§ **What this task involves**: Reproduce the listing below exactly, beginning with its first line and ending with the line that holds "plt.rcParams['font.family'] = ['Noto"; pictures are not part of the copy.

§ **Dataset extract**:
___

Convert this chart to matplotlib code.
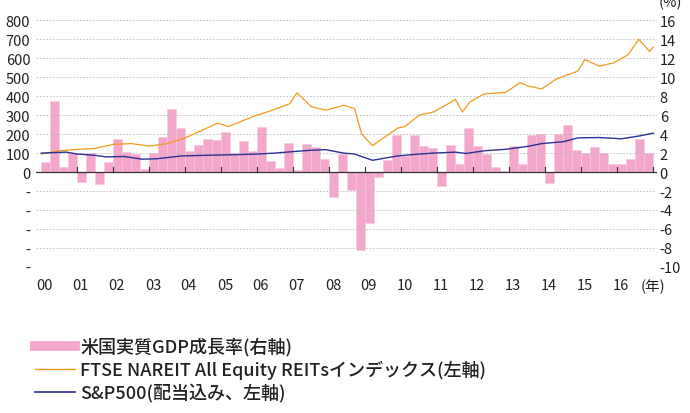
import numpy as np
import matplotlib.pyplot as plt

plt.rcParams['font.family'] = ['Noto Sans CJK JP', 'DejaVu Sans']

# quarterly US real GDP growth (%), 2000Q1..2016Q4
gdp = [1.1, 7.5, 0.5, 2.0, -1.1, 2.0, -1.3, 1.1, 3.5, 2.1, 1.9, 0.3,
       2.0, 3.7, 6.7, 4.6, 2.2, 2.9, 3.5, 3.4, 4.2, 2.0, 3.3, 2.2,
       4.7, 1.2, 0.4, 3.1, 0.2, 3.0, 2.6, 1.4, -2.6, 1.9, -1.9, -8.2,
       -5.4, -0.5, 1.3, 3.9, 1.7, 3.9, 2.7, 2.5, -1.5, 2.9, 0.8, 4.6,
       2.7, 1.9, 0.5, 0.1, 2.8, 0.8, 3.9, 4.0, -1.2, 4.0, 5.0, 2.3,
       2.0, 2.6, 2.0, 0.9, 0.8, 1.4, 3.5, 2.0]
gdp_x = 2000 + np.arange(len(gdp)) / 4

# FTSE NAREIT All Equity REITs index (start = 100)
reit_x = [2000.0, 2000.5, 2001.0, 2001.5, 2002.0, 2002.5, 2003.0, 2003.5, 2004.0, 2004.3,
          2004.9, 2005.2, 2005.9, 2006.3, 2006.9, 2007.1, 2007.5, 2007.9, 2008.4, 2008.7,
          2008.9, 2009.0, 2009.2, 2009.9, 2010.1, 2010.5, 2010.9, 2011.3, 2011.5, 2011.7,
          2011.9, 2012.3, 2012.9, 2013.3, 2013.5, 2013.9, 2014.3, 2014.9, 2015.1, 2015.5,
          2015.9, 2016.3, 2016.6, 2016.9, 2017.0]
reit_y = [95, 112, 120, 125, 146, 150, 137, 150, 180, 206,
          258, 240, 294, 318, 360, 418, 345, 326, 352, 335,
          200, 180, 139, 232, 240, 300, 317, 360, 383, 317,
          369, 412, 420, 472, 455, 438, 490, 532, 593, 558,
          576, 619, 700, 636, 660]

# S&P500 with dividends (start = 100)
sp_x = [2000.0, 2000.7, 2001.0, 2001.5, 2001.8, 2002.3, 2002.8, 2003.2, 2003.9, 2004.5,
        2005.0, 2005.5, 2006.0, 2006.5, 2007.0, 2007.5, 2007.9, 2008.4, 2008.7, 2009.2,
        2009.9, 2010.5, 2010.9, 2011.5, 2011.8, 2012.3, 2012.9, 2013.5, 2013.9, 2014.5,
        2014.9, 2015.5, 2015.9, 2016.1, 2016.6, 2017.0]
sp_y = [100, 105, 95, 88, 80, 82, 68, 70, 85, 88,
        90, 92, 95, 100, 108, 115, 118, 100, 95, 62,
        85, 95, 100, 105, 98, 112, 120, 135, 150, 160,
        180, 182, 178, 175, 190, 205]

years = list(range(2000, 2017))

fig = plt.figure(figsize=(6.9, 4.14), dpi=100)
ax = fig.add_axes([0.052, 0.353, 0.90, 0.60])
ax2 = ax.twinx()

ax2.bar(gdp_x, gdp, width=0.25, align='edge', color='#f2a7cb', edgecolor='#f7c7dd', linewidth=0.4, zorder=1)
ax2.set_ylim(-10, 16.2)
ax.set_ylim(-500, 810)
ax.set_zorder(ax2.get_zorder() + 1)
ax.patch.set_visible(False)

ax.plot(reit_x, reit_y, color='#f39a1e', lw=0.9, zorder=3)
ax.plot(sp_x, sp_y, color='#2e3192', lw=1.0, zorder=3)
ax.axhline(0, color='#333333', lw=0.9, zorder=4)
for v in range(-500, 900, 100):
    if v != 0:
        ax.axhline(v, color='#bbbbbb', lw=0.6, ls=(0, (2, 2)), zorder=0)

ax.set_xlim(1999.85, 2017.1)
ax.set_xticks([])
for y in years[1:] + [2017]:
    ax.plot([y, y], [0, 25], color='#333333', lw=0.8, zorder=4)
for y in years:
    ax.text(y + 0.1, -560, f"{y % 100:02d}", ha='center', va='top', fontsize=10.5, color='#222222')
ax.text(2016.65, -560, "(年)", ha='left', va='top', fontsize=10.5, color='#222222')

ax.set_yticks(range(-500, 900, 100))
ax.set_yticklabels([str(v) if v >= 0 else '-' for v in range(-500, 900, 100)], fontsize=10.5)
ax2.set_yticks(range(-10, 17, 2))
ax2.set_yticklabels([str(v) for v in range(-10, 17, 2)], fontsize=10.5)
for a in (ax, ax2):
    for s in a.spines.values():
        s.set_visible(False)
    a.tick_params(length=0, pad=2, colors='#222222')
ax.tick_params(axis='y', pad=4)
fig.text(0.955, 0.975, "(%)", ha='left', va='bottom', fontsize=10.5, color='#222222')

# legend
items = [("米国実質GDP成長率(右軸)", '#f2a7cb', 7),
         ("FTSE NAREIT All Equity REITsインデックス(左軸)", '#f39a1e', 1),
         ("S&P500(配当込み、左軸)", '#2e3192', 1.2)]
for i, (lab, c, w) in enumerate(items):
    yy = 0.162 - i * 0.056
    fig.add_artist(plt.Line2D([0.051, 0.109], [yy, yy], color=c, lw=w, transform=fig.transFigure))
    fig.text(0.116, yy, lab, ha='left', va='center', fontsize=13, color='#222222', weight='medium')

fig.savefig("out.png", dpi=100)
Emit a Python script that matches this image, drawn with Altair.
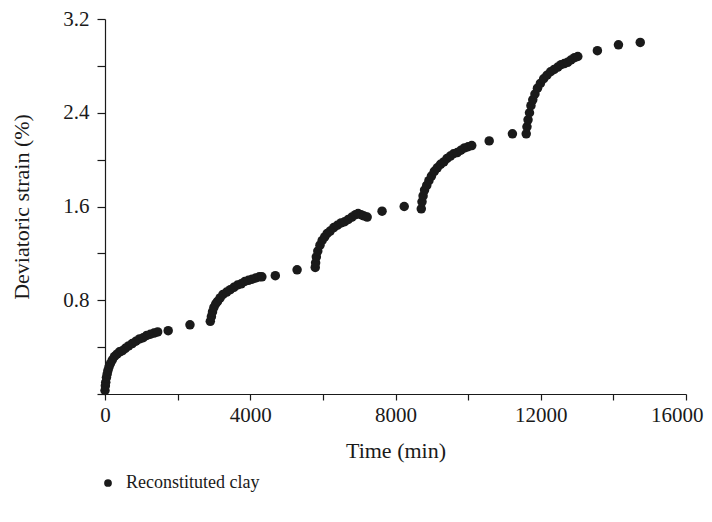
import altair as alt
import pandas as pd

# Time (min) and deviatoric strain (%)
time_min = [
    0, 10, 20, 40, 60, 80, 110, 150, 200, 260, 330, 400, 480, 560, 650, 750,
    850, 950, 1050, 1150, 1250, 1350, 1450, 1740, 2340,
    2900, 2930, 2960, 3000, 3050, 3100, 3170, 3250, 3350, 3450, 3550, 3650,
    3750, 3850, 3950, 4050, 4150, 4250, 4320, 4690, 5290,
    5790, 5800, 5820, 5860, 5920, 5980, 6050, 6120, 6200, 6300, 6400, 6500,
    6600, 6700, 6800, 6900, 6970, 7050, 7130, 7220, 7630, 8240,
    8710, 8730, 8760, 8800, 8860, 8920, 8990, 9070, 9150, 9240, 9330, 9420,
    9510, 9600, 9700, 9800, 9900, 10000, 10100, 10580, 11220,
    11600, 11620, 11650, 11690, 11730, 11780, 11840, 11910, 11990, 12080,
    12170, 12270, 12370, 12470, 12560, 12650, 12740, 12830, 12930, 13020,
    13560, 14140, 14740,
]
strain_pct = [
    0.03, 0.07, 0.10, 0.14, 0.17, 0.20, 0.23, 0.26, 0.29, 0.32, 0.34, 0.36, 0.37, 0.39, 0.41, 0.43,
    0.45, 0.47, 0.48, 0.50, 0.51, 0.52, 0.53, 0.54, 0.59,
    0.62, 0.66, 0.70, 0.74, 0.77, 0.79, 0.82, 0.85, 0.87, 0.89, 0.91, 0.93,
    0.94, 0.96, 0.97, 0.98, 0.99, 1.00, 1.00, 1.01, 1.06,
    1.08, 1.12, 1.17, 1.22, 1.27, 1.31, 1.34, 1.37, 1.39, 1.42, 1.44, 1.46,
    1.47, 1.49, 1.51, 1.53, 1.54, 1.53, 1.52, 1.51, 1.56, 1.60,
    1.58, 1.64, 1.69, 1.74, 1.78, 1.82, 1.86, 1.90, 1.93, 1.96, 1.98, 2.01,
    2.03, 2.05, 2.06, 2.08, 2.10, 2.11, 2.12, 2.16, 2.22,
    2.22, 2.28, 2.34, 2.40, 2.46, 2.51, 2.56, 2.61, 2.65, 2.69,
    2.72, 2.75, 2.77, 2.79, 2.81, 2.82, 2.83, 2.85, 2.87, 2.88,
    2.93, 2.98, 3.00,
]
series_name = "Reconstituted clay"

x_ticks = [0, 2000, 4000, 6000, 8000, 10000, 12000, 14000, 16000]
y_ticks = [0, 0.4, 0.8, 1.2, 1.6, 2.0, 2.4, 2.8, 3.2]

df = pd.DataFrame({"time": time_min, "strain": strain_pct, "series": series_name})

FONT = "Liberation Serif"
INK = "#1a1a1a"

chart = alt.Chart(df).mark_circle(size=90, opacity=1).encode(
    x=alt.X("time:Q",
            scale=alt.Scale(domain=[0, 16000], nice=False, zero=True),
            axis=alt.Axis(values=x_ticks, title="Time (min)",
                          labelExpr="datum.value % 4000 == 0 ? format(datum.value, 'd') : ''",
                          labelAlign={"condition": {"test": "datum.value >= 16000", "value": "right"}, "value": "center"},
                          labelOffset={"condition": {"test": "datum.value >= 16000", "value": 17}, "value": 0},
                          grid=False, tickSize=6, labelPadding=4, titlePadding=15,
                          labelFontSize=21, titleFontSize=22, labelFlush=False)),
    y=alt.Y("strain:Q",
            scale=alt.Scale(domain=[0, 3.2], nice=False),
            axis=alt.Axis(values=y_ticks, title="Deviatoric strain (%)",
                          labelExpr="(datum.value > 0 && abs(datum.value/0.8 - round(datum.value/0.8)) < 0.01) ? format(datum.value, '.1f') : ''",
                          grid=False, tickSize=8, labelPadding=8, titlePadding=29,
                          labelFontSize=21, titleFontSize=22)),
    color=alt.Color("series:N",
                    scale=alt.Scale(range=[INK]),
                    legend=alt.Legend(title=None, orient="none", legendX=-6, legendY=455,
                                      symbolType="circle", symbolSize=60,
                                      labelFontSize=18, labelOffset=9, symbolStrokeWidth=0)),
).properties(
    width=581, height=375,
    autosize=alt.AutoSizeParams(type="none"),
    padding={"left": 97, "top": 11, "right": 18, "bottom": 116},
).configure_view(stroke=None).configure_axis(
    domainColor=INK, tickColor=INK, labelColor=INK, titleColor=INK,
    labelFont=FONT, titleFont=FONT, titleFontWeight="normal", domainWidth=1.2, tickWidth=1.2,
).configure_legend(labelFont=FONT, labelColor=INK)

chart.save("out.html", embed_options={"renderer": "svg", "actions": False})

___

§ **Output**:
Convert this chart to matplotlib code.
import numpy as np
import matplotlib.pyplot as plt

plt.rcParams['font.family'] = ['Noto Sans CJK JP', 'DejaVu Sans']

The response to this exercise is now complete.